The “locavore” movement is big, especially in California. With the bounty of food found locally in the Bay Area, living off the land – and sea – is not only possible, but also a delicious exercise. But there’s another, less obvious, revolution brewing here in the Bay Area: the “locavolt” movement. In response to high gasoline and natural gas prices, global warming and an increasingly unstable, scary world, residents more than ever are looking to generate power right in their own homes and neighborhoods with free energy from nature.

Within the next year or so, the Bay Area may bolster its locavolt credentials with a California program that allows local governments to choose power supplies for their constituents. San Francisco, Oakland, Berkeley and Marin County are all investigating a plan that would allow them to stay with Pacific Gas and Electric Co. for billing, distribution and repair service, but allow local elected officials to choose more locally produced green power. In Marin County, for example, the long-term goal is 100 percent renewable energy.

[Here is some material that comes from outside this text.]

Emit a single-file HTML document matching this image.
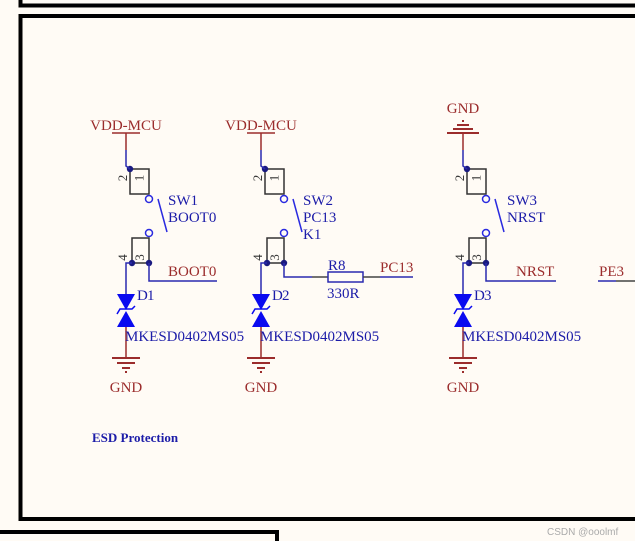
<!DOCTYPE html>
<html><head><meta charset="utf-8"><style>
html,body{margin:0;padding:0;background:#fffbf5;}
svg{display:block;}
text{font-family:"Liberation Serif",serif;}
.r{fill:#9b2c2c;font-size:15px;}
.b{fill:#1c1ca8;font-size:15px;}
.p{fill:#333;font-size:13px;}
</style></head><body>
<svg width="635" height="541" viewBox="0 0 635 541" xmlns="http://www.w3.org/2000/svg">
<rect width="635" height="541" fill="#fffbf5"/>
<path d="M20.5 0 V5.5 H635" fill="none" stroke="#000" stroke-width="4"/>
<path d="M20.5 521 V16 H635 M20.5 519 H635" fill="none" stroke="#000" stroke-width="4"/>
<path d="M0 532 H277 V541" fill="none" stroke="#000" stroke-width="4"/>
<text x="547" y="535" font-size="10" fill="#aaa" style="font-family:'Liberation Sans',sans-serif">CSDN @ooolmf</text>

<defs>
<g id="col">
  <rect x="130" y="169" width="19" height="25" fill="none" stroke="#333" stroke-width="1.5"/>
  <text x="123" y="182" class="p" text-anchor="middle" transform="rotate(-90 123 178)">2</text>
  <text x="139.5" y="182" class="p" text-anchor="middle" transform="rotate(-90 139.5 178)">1</text>
  <circle cx="149" cy="199" r="3.5" fill="none" stroke="#2a2ae0" stroke-width="1.5"/>
  <line x1="158" y1="199" x2="167" y2="232" stroke="#2a2ae0" stroke-width="1.5"/>
  <circle cx="149" cy="233" r="3.5" fill="none" stroke="#2a2ae0" stroke-width="1.5"/>
  <rect x="132" y="238" width="17" height="25" fill="none" stroke="#333" stroke-width="1.5"/>
  <text x="123" y="261.5" class="p" text-anchor="middle" transform="rotate(-90 123 257.5)">4</text>
  <text x="140" y="261.5" class="p" text-anchor="middle" transform="rotate(-90 140 257.5)">3</text>
  <circle cx="132" cy="263" r="3.2" fill="#1a1a80"/>
  <circle cx="149" cy="263" r="3.2" fill="#1a1a80"/>
  <circle cx="130" cy="169" r="3.2" fill="#1a1a80"/>
  <path d="M132 263 H126 V295" fill="none" stroke="#2a2ab0" stroke-width="1.5"/>
  <polygon points="117,294 135,294 126,310" fill="#0a0af0"/>
  <polygon points="117,327 135,327 126,311" fill="#0a0af0"/>
  <path d="M117 314 L120 309 H132 L135 306" fill="none" stroke="#0a0af0" stroke-width="1.5"/>
  <line x1="126" y1="327" x2="126" y2="358" stroke="#9b2c2c" stroke-width="1.5"/>
  <line x1="112" y1="358" x2="140" y2="358" stroke="#9b2c2c" stroke-width="2"/>
  <line x1="117" y1="363" x2="135" y2="363" stroke="#9b2c2c" stroke-width="2"/>
  <line x1="122" y1="368" x2="130" y2="368" stroke="#9b2c2c" stroke-width="2"/>
  <line x1="125" y1="372" x2="127" y2="372" stroke="#9b2c2c" stroke-width="2"/>
  <text x="126" y="392" class="r" text-anchor="middle">GND</text>
  <text x="137" y="300" class="b">D</text>
  <text x="125" y="341" class="b">MKESD0402MS05</text>
</g>
</defs>

<use href="#col"/>
<text x="126" y="130" class="r" text-anchor="middle">VDD-MCU</text>
<line x1="112" y1="133" x2="140" y2="133" stroke="#9b2c2c" stroke-width="1.5"/>
<line x1="126" y1="133" x2="126" y2="150" stroke="#9b2c2c" stroke-width="1.5"/>
<path d="M126 150 V166 L130 169" fill="none" stroke="#2a2ab0" stroke-width="1.5"/>
<text x="147" y="300" class="b">1</text>
<text x="168" y="205" class="b">SW1</text>
<text x="168" y="222" class="b">BOOT0</text>
<path d="M149 263 V281 H217" fill="none" stroke="#2a2ab0" stroke-width="1.5"/>
<text x="168" y="276" class="r">BOOT0</text>

<use href="#col" transform="translate(135 0)"/>
<text x="261" y="130" class="r" text-anchor="middle">VDD-MCU</text>
<line x1="247" y1="133" x2="275" y2="133" stroke="#9b2c2c" stroke-width="1.5"/>
<line x1="261" y1="133" x2="261" y2="150" stroke="#9b2c2c" stroke-width="1.5"/>
<path d="M261 150 V166 L265 169" fill="none" stroke="#2a2ab0" stroke-width="1.5"/>
<text x="282" y="300" class="b">2</text>
<text x="303" y="205" class="b">SW2</text>
<text x="303" y="222" class="b">PC13</text>
<text x="303" y="239" class="b">K1</text>
<path d="M284 263 V277 H312" fill="none" stroke="#2a2ab0" stroke-width="1.5"/>
<line x1="312" y1="277" x2="328" y2="277" stroke="#444" stroke-width="1.5"/>
<rect x="328" y="272" width="35" height="10" fill="none" stroke="#2a2ab0" stroke-width="1.5"/>
<line x1="363" y1="277" x2="380" y2="277" stroke="#444" stroke-width="1.5"/>
<line x1="380" y1="277" x2="413" y2="277" stroke="#2a2ab0" stroke-width="1.5"/>
<text x="328" y="270" class="b">R8</text>
<text x="327" y="298" class="b">330R</text>
<text x="380" y="272" class="r">PC13</text>

<use href="#col" transform="translate(337 0)"/>
<text x="463" y="113" class="r" text-anchor="middle">GND</text>
<line x1="462" y1="121" x2="464" y2="121" stroke="#9b2c2c" stroke-width="2"/>
<line x1="457" y1="125" x2="469" y2="125" stroke="#9b2c2c" stroke-width="2"/>
<line x1="453" y1="129" x2="473" y2="129" stroke="#9b2c2c" stroke-width="2"/>
<line x1="447" y1="133" x2="479" y2="133" stroke="#9b2c2c" stroke-width="2"/>
<line x1="463" y1="133" x2="463" y2="150" stroke="#9b2c2c" stroke-width="1.5"/>
<path d="M463 150 V166 L467 169" fill="none" stroke="#2a2ab0" stroke-width="1.5"/>
<text x="484" y="300" class="b">3</text>
<text x="507" y="205" class="b">SW3</text>
<text x="507" y="222" class="b">NRST</text>
<path d="M486 263 V281 H556" fill="none" stroke="#2a2ab0" stroke-width="1.5"/>
<text x="516" y="276" class="r">NRST</text>

<line x1="598" y1="281" x2="616" y2="281" stroke="#2a2ab0" stroke-width="1.5"/>
<line x1="616" y1="281" x2="635" y2="281" stroke="#444" stroke-width="1.5"/>
<text x="599" y="276" class="r">PE3</text>

<text x="92" y="442" fill="#1c1ca8" font-size="13" font-weight="bold">ESD Protection</text>
</svg>
</body></html>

Technology advances in computers, telecommunications, generators, inverters and even cars are all providing locavolts – both newbies and veterans – more tools to harness renewable energy and lead a fairly normal life.

Before long, plug-in hybrid cars in California will be able to serve as mini power generators for homes and store renewable energy from solar photovoltaic systems or small wind turbines. Plug-in hybrids also may help balance out a smarter electricity grid capable of easily sending power back and forth between generators and consumers, much like we send and receive e-mails on the Internet today.

There are many factions of locavolts. Boulder, Colo., and New York City represent the urban high-tech crowd, as does Silicon Valley. At the other extreme are folks in rural areas installing small wind turbines (not the giant machines in wind farms, but the small ones).

What about T. Boone Pickens and his massive $4 billion investment in wind power? Is he a locavolt, too? Purists would say no, but if one takes a broad national perspective, one could argue that giant wind farms sporting machines over 300 feet tall is still promoting home-grown energy, albeit Texas-style.